• [Aim]:
In the listing that follows, retype every line from the first through the one containing "ax.tick_params(axis='y', length=0)". Pictures are to be left out.

[Start of Supplied material]

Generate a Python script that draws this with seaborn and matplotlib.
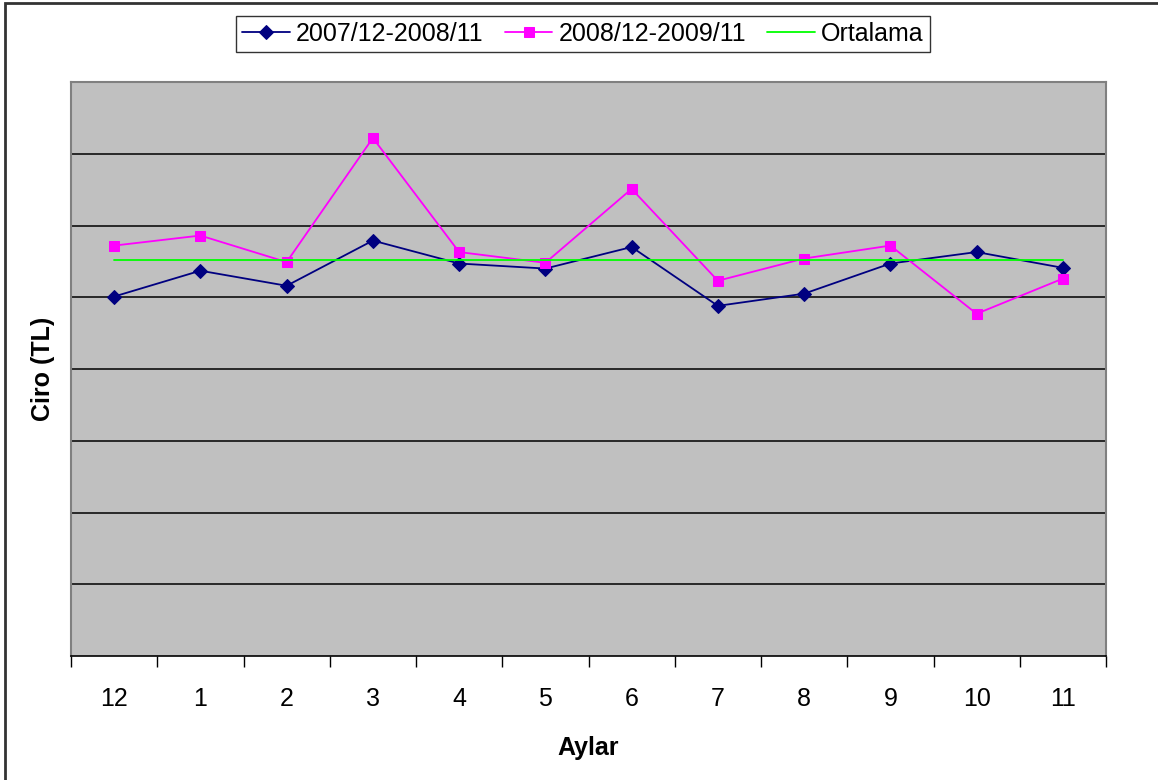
import numpy as np
import pandas as pd
import seaborn as sns
import matplotlib.pyplot as plt
from matplotlib.patches import Rectangle

months = ['12', '1', '2', '3', '4', '5', '6', '7', '8', '9', '10', '11']
ciro_2008 = [5.01, 5.37, 5.16, 5.79, 5.47, 5.40, 5.70, 4.88, 5.05, 5.47, 5.63, 5.41]
ciro_2009 = [5.72, 5.86, 5.49, 7.22, 5.63, 5.48, 6.51, 5.23, 5.54, 5.72, 4.77, 5.26]
ortalama = 5.52

sns.set_theme(style='white')
plt.rcParams['font.family'] = ['Liberation Sans', 'DejaVu Sans']
plt.rcParams['text.color'] = 'black'
plt.rcParams['axes.labelcolor'] = 'black'
plt.rcParams['xtick.color'] = 'black'
plt.rcParams['ytick.color'] = 'black'

df = pd.DataFrame({
    'pos': np.arange(len(months)),
    '2007/12-2008/11': ciro_2008,
    '2008/12-2009/11': ciro_2009,
    'Ortalama': [ortalama] * len(months),
})

fig = plt.figure(figsize=(11.58, 7.8), dpi=100)
ax = fig.add_axes([71 / 1158, 1 - 656 / 780, (1106 - 71) / 1158, (656 - 82) / 780])
ax.set_facecolor('#C0C0C0')

sns.lineplot(data=df, x='pos', y='2007/12-2008/11', ax=ax, color='#000080',
             marker='D', markersize=7.5, markeredgecolor='#000080', linewidth=1.3,
             label='2007/12-2008/11')
sns.lineplot(data=df, x='pos', y='2008/12-2009/11', ax=ax, color='#FF00FF',
             marker='s', markersize=7, markeredgecolor='#FF00FF', linewidth=1.3,
             label='2008/12-2009/11')
sns.lineplot(data=df, x='pos', y='Ortalama', ax=ax, color='#00FF00',
             linewidth=1.3, label='Ortalama')

ax.set_xlim(-0.5, len(months) - 0.5)
ax.set_ylim(0, 8)
ax.set_yticks(range(1, 8))
ax.set_yticklabels([])
ax.yaxis.grid(True, color='black', linewidth=1.1)
ax.set_axisbelow(True)
ax.tick_params(axis='y', length=0)

ax.set_xticks(np.arange(len(months)))
ax.set_xticklabels(months, fontsize=18)
ax.set_xticks(np.arange(-0.5, len(months)), minor=True)
ax.tick_params(axis='x', which='major', bottom=True, length=0, pad=22)
ax.tick_params(axis='x', which='minor', bottom=True, length=8, width=1,
               color='black', direction='out')

for side in ['left', 'right', 'top']:
    ax.spines[side].set_color('#808080')
    ax.spines[side].set_linewidth(1.5)
ax.spines['bottom'].set_color('black')
ax.spines['bottom'].set_linewidth(1.2)

ax.set_xlabel('Aylar', fontsize=18, fontweight='bold', labelpad=18)
ax.set_ylabel('Ciro (TL)', fontsize=18, fontweight='bold', labelpad=8)

ax.get_legend().remove()
handles, labels = ax.get_legend_handles_labels()
leg = fig.legend(handles, labels, loc='center', bbox_to_anchor=(583 / 1158, 1 - 34 / 780),
                 ncol=3, fontsize=18, frameon=True, fancybox=False, edgecolor='black',
                 handlelength=1.9, handletextpad=0.25, columnspacing=0.85,
                 borderpad=0.25, borderaxespad=0)
leg.get_frame().set_linewidth(1.0)

fig.patches.append(Rectangle((5 / 1158, -0.05), 1.2, 1 - 3 / 780 + 0.05,
                             transform=fig.transFigure, fill=False,
                             edgecolor='#333333', linewidth=2))

fig.savefig('out.png', dpi=100)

[End of Supplied material]

• [Final result]:
Generate a Python script that draws this with seaborn and matplotlib.
import numpy as np
import pandas as pd
import seaborn as sns
import matplotlib.pyplot as plt
from matplotlib.patches import Rectangle

months = ['12', '1', '2', '3', '4', '5', '6', '7', '8', '9', '10', '11']
ciro_2008 = [5.01, 5.37, 5.16, 5.79, 5.47, 5.40, 5.70, 4.88, 5.05, 5.47, 5.63, 5.41]
ciro_2009 = [5.72, 5.86, 5.49, 7.22, 5.63, 5.48, 6.51, 5.23, 5.54, 5.72, 4.77, 5.26]
ortalama = 5.52

sns.set_theme(style='white')
plt.rcParams['font.family'] = ['Liberation Sans', 'DejaVu Sans']
plt.rcParams['text.color'] = 'black'
plt.rcParams['axes.labelcolor'] = 'black'
plt.rcParams['xtick.color'] = 'black'
plt.rcParams['ytick.color'] = 'black'

df = pd.DataFrame({
    'pos': np.arange(len(months)),
    '2007/12-2008/11': ciro_2008,
    '2008/12-2009/11': ciro_2009,
    'Ortalama': [ortalama] * len(months),
})

fig = plt.figure(figsize=(11.58, 7.8), dpi=100)
ax = fig.add_axes([71 / 1158, 1 - 656 / 780, (1106 - 71) / 1158, (656 - 82) / 780])
ax.set_facecolor('#C0C0C0')

sns.lineplot(data=df, x='pos', y='2007/12-2008/11', ax=ax, color='#000080',
             marker='D', markersize=7.5, markeredgecolor='#000080', linewidth=1.3,
             label='2007/12-2008/11')
sns.lineplot(data=df, x='pos', y='2008/12-2009/11', ax=ax, color='#FF00FF',
             marker='s', markersize=7, markeredgecolor='#FF00FF', linewidth=1.3,
             label='2008/12-2009/11')
sns.lineplot(data=df, x='pos', y='Ortalama', ax=ax, color='#00FF00',
             linewidth=1.3, label='Ortalama')

ax.set_xlim(-0.5, len(months) - 0.5)
ax.set_ylim(0, 8)
ax.set_yticks(range(1, 8))
ax.set_yticklabels([])
ax.yaxis.grid(True, color='black', linewidth=1.1)
ax.set_axisbelow(True)
ax.tick_params(axis='y', length=0)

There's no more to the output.